#### Task description:
Write the listing below out again exactly, dropping the images.

#### Dataset extract:
....

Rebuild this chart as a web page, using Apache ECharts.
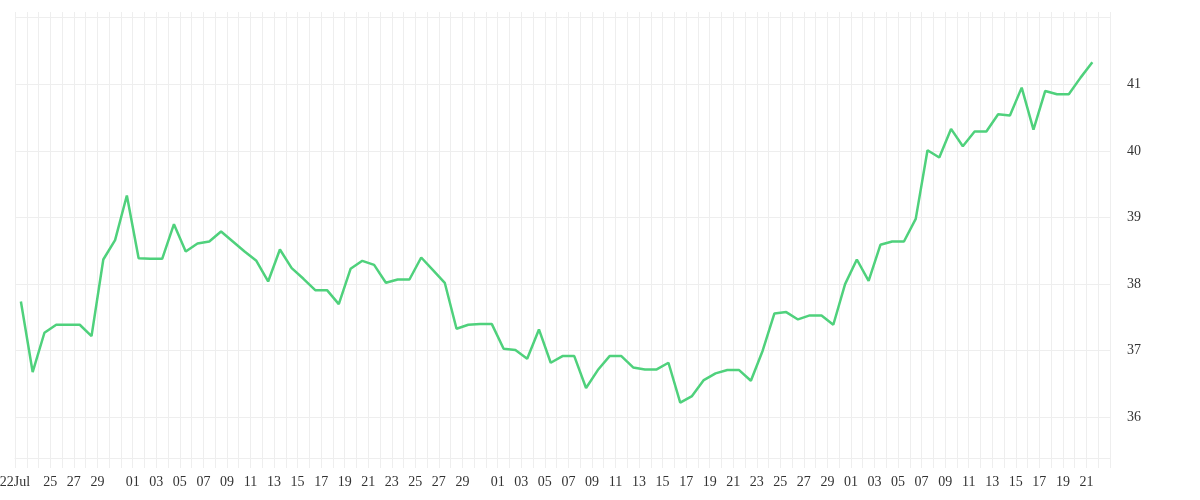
<!DOCTYPE html>
<html>
<head>
<meta charset="utf-8">
<script src="https://cdn.jsdelivr.net/npm/echarts@6/dist/echarts.min.js"></script>
<style>
  html, body { margin: 0; padding: 0; background: #fff; }
  #chart { width: 1200px; height: 500px; }
</style>
</head>
<body>
<div id="chart"></div>
<script>
// Categories: one per calendar day (Jul 22 .. Oct 22); last day has no value
const dayCategories = [
  '07-22','07-23','07-24','07-25','07-26','07-27','07-28','07-29','07-30','07-31',
  '08-01','08-02','08-03','08-04','08-05','08-06','08-07','08-08','08-09','08-10',
  '08-11','08-12','08-13','08-14','08-15','08-16','08-17','08-18','08-19','08-20',
  '08-21','08-22','08-23','08-24','08-25','08-26','08-27','08-28','08-29','08-30','08-31',
  '09-01','09-02','09-03','09-04','09-05','09-06','09-07','09-08','09-09','09-10',
  '09-11','09-12','09-13','09-14','09-15','09-16','09-17','09-18','09-19','09-20',
  '09-21','09-22','09-23','09-24','09-25','09-26','09-27','09-28','09-29','09-30',
  '10-01','10-02','10-03','10-04','10-05','10-06','10-07','10-08','10-09','10-10',
  '10-11','10-12','10-13','10-14','10-15','10-16','10-17','10-18','10-19','10-20',
  '10-21','10-22'
];

// Series values (Jul 22 .. Oct 21)
const values = [
  37.74, 36.68, 37.27, 37.39, 37.39, 37.39, 37.22, 38.37, 38.66, 39.33,
  38.39, 38.38, 38.38, 38.90, 38.49, 38.61, 38.64, 38.79, 38.64, 38.49,
  38.35, 38.04, 38.52, 38.24, 38.08, 37.91, 37.91, 37.70, 38.23, 38.35,
  38.29, 38.02, 38.07, 38.07, 38.40, 38.21, 38.02, 37.33, 37.39, 37.40,
  37.40, 37.03, 37.01, 36.88, 37.32, 36.82, 36.92, 36.92, 36.44, 36.71,
  36.92, 36.92, 36.75, 36.72, 36.72, 36.82, 36.22, 36.32, 36.56, 36.66,
  36.71, 36.71, 36.55, 37.00, 37.56, 37.58, 37.47, 37.53, 37.53, 37.39,
  38.00, 38.37, 38.05, 38.59, 38.64, 38.64, 38.98, 40.01, 39.90, 40.33,
  40.07, 40.29, 40.29, 40.55, 40.53, 40.95, 40.32, 40.90, 40.85, 40.85,
  41.10, 41.33
];

// Tick positions at day boundaries (midnight, Jul 22 .. Oct 23) and their labels
const tickLabels = [
  '22Jul','','','25','','27','','29','','',
  '01','','03','','05','','07','','09','','11','','13','','15','','17','','19','','21','','23','','25','','27','','29','','',
  '01','','03','','05','','07','','09','','11','','13','','15','','17','','19','','21','','23','','25','','27','','29','',
  '01','','03','','05','','07','','09','','11','','13','','15','','17','','19','','21','',''
];

// Y axis tick labels shown
const yTickLabels = [36, 37, 38, 39, 40, 41];

const FONT = 'Liberation Serif';
const GRID_COLOR = '#eeeeee';

const chart = echarts.init(document.getElementById('chart'), null, { renderer: 'canvas' });

chart.setOption({
  animation: false,
  backgroundColor: '#ffffff',
  grid: { left: 15, right: 90, top: 12, bottom: 42, containLabel: false, outerBoundsMode: 'none' },
  xAxis: [
    {
      type: 'category',
      data: dayCategories,
      boundaryGap: true,
      position: 'bottom',
      axisLine: { show: true, lineStyle: { color: GRID_COLOR, width: 1 } },
      axisTick: { show: true, interval: 0, length: 10, lineStyle: { color: GRID_COLOR, width: 1 } },
      axisLabel: { show: false },
      splitLine: { show: true, interval: 0, lineStyle: { color: GRID_COLOR, width: 1 } }
    },
    {
      type: 'category',
      data: tickLabels.map((_, i) => 't' + i),
      boundaryGap: false,
      position: 'bottom',
      axisLine: { show: false },
      axisTick: { show: false },
      splitLine: { show: false },
      axisLabel: {
        show: true,
        interval: 0,
        margin: 17,
        color: '#333333',
        fontFamily: FONT,
        fontSize: 14,
        formatter: (v, i) => tickLabels[i]
      }
    }
  ],
  yAxis: {
    type: 'value',
    position: 'right',
    min: 35.39,
    max: 42.085,
    splitNumber: 5,
    axisLine: { show: false },
    axisTick: { show: false },
    splitLine: { show: true, showMaxLine: false, showMinLine: false, lineStyle: { color: GRID_COLOR, width: 1 } },
    axisLabel: {
      show: true,
      margin: 17,
      color: '#333333',
      fontFamily: FONT,
      fontSize: 14,
      formatter: (v) => (yTickLabels.indexOf(v) >= 0 ? String(v) : '')
    }
  },
  series: [
    {
      type: 'line',
      xAxisIndex: 0,
      data: values,
      showSymbol: false,
      symbol: 'none',
      smooth: false,
      lineStyle: { color: '#4fd17c', width: 2.5 },
      itemStyle: { color: '#4fd17c' }
    }
  ]
});
</script>
</body>
</html>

....

#### Solved problem:
Rebuild this chart as a web page, using Apache ECharts.
<!DOCTYPE html>
<html>
<head>
<meta charset="utf-8">
<script src="https://cdn.jsdelivr.net/npm/echarts@6/dist/echarts.min.js"></script>
<style>
  html, body { margin: 0; padding: 0; background: #fff; }
  #chart { width: 1200px; height: 500px; }
</style>
</head>
<body>
<div id="chart"></div>
<script>
// Categories: one per calendar day (Jul 22 .. Oct 22); last day has no value
const dayCategories = [
  '07-22','07-23','07-24','07-25','07-26','07-27','07-28','07-29','07-30','07-31',
  '08-01','08-02','08-03','08-04','08-05','08-06','08-07','08-08','08-09','08-10',
  '08-11','08-12','08-13','08-14','08-15','08-16','08-17','08-18','08-19','08-20',
  '08-21','08-22','08-23','08-24','08-25','08-26','08-27','08-28','08-29','08-30','08-31',
  '09-01','09-02','09-03','09-04','09-05','09-06','09-07','09-08','09-09','09-10',
  '09-11','09-12','09-13','09-14','09-15','09-16','09-17','09-18','09-19','09-20',
  '09-21','09-22','09-23','09-24','09-25','09-26','09-27','09-28','09-29','09-30',
  '10-01','10-02','10-03','10-04','10-05','10-06','10-07','10-08','10-09','10-10',
  '10-11','10-12','10-13','10-14','10-15','10-16','10-17','10-18','10-19','10-20',
  '10-21','10-22'
];

// Series values (Jul 22 .. Oct 21)
const values = [
  37.74, 36.68, 37.27, 37.39, 37.39, 37.39, 37.22, 38.37, 38.66, 39.33,
  38.39, 38.38, 38.38, 38.90, 38.49, 38.61, 38.64, 38.79, 38.64, 38.49,
  38.35, 38.04, 38.52, 38.24, 38.08, 37.91, 37.91, 37.70, 38.23, 38.35,
  38.29, 38.02, 38.07, 38.07, 38.40, 38.21, 38.02, 37.33, 37.39, 37.40,
  37.40, 37.03, 37.01, 36.88, 37.32, 36.82, 36.92, 36.92, 36.44, 36.71,
  36.92, 36.92, 36.75, 36.72, 36.72, 36.82, 36.22, 36.32, 36.56, 36.66,
  36.71, 36.71, 36.55, 37.00, 37.56, 37.58, 37.47, 37.53, 37.53, 37.39,
  38.00, 38.37, 38.05, 38.59, 38.64, 38.64, 38.98, 40.01, 39.90, 40.33,
  40.07, 40.29, 40.29, 40.55, 40.53, 40.95, 40.32, 40.90, 40.85, 40.85,
  41.10, 41.33
];

// Tick positions at day boundaries (midnight, Jul 22 .. Oct 23) and their labels
const tickLabels = [
  '22Jul','','','25','','27','','29','','',
  '01','','03','','05','','07','','09','','11','','13','','15','','17','','19','','21','','23','','25','','27','','29','','',
  '01','','03','','05','','07','','09','','11','','13','','15','','17','','19','','21','','23','','25','','27','','29','',
  '01','','03','','05','','07','','09','','11','','13','','15','','17','','19','','21','',''
];

// Y axis tick labels shown
const yTickLabels = [36, 37, 38, 39, 40, 41];

const FONT = 'Liberation Serif';
const GRID_COLOR = '#eeeeee';

const chart = echarts.init(document.getElementById('chart'), null, { renderer: 'canvas' });

chart.setOption({
  animation: false,
  backgroundColor: '#ffffff',
  grid: { left: 15, right: 90, top: 12, bottom: 42, containLabel: false, outerBoundsMode: 'none' },
  xAxis: [
    {
      type: 'category',
      data: dayCategories,
      boundaryGap: true,
      position: 'bottom',
      axisLine: { show: true, lineStyle: { color: GRID_COLOR, width: 1 } },
      axisTick: { show: true, interval: 0, length: 10, lineStyle: { color: GRID_COLOR, width: 1 } },
      axisLabel: { show: false },
      splitLine: { show: true, interval: 0, lineStyle: { color: GRID_COLOR, width: 1 } }
    },
    {
      type: 'category',
      data: tickLabels.map((_, i) => 't' + i),
      boundaryGap: false,
      position: 'bottom',
      axisLine: { show: false },
      axisTick: { show: false },
      splitLine: { show: false },
      axisLabel: {
        show: true,
        interval: 0,
        margin: 17,
        color: '#333333',
        fontFamily: FONT,
        fontSize: 14,
        formatter: (v, i) => tickLabels[i]
      }
    }
  ],
  yAxis: {
    type: 'value',
    position: 'right',
    min: 35.39,
    max: 42.085,
    splitNumber: 5,
    axisLine: { show: false },
    axisTick: { show: false },
    splitLine: { show: true, showMaxLine: false, showMinLine: false, lineStyle: { color: GRID_COLOR, width: 1 } },
    axisLabel: {
      show: true,
      margin: 17,
      color: '#333333',
      fontFamily: FONT,
      fontSize: 14,
      formatter: (v) => (yTickLabels.indexOf(v) >= 0 ? String(v) : '')
    }
  },
  series: [
    {
      type: 'line',
      xAxisIndex: 0,
      data: values,
      showSymbol: false,
      symbol: 'none',
      smooth: false,
      lineStyle: { color: '#4fd17c', width: 2.5 },
      itemStyle: { color: '#4fd17c' }
    }
  ]
});
</script>
</body>
</html>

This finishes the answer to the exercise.